Compliance legislation is a good motivator for IT departments to get systems in order, says one senior IT manager who has up to 15 percent of his staff working on the issue
Written by Andrew Donoghue, Contributor

Complying with regulations such as Sarbanes-Oxley may have diverted money away from revenue-generating IT projects but it has forced business to get their technical houses in order, according to a senior IT manager at investment bank Dresdner Kleinwort Wasserstein.

Speaking on Thursday at the financial technology show FinExpo, Stephen Ashton, director of Global IT business management at the bank said Sarbanes-Oxley was a knee-jerk reaction to corporate scandal that was costing companies "a fortune" to comply with.

"Around ten to fifteen percent of our total headcount is working on compliance and regulation and that is quite a big cost," he explained.

He also warned that although European companies may consider Sarbanes-Oxley as a US-only issue, a similar scandal on this side of the Atlantic would undoubtedly see regulators in Brussels follow the American lead.

Sarbanes-Oxley was signed off in 2002 and is designed to prevent financial malpractice and accounting scandals such as the Enron debacle. Overall spending on complying with the Sarbanes-Oxley Act was estimated to be around $5.5bn last year, according to a recent survey by AMR Research.

However, despite the costs involved, Aston said that overall compliance was good for IT departments as it forced companies to re-organise disparate systems that in many firms had grown into random silos that did not communicate effectively.

"I think it is a great thing not just for IT but for business generally. From an IT perspective I think it’s a doubly great thing, obviously it helps us straighten things out but it is also helping us generate new value," he said.

From a systems management perspective, Ashton said, complying with Sarbanes-Oxley has forced the company to catalogue its existing IT systems and investigate exactly how those systems are being used currently.

He described how in many companies IT systems are akin to a "monster" that has no respect for time and space. Complying with regulations means taming this monster in order for companies to be able to provide the kind of transparency required by the legislation.

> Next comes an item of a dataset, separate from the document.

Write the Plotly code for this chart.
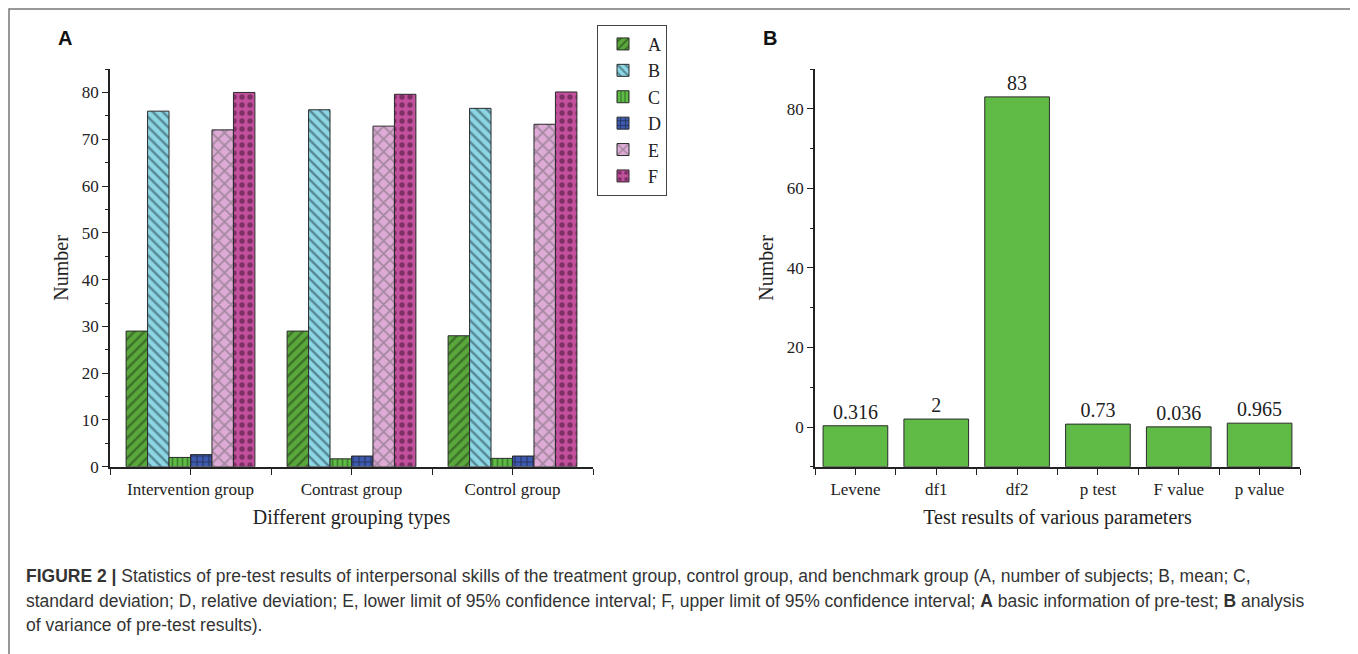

"We have just completed a data centre review. The thing that came out of it was that we have tonnes of information but very little knowledge. There is a lot of partial and inaccurate data in our systems," said Ashton.

The bank is working with business-intelligence provider Tideway Systems which has an application that allows a company to build an accurate map of all the disparate elements that make up its IT infrastructure.

"You need to be in a position to be able to map all of the components in infrastructure – starting with network layer and moving up into applications including financial reporting apps that Sarbanes-Oxley is so concentrated on," said Richard Muirhead, founder and chief executive of Tideway.

Muirhead said this kind of analysis is "not easy stuff to achieve and is nigh on impossible manually," which is where Tideway's tools come into play by automating the procedure as much as possible.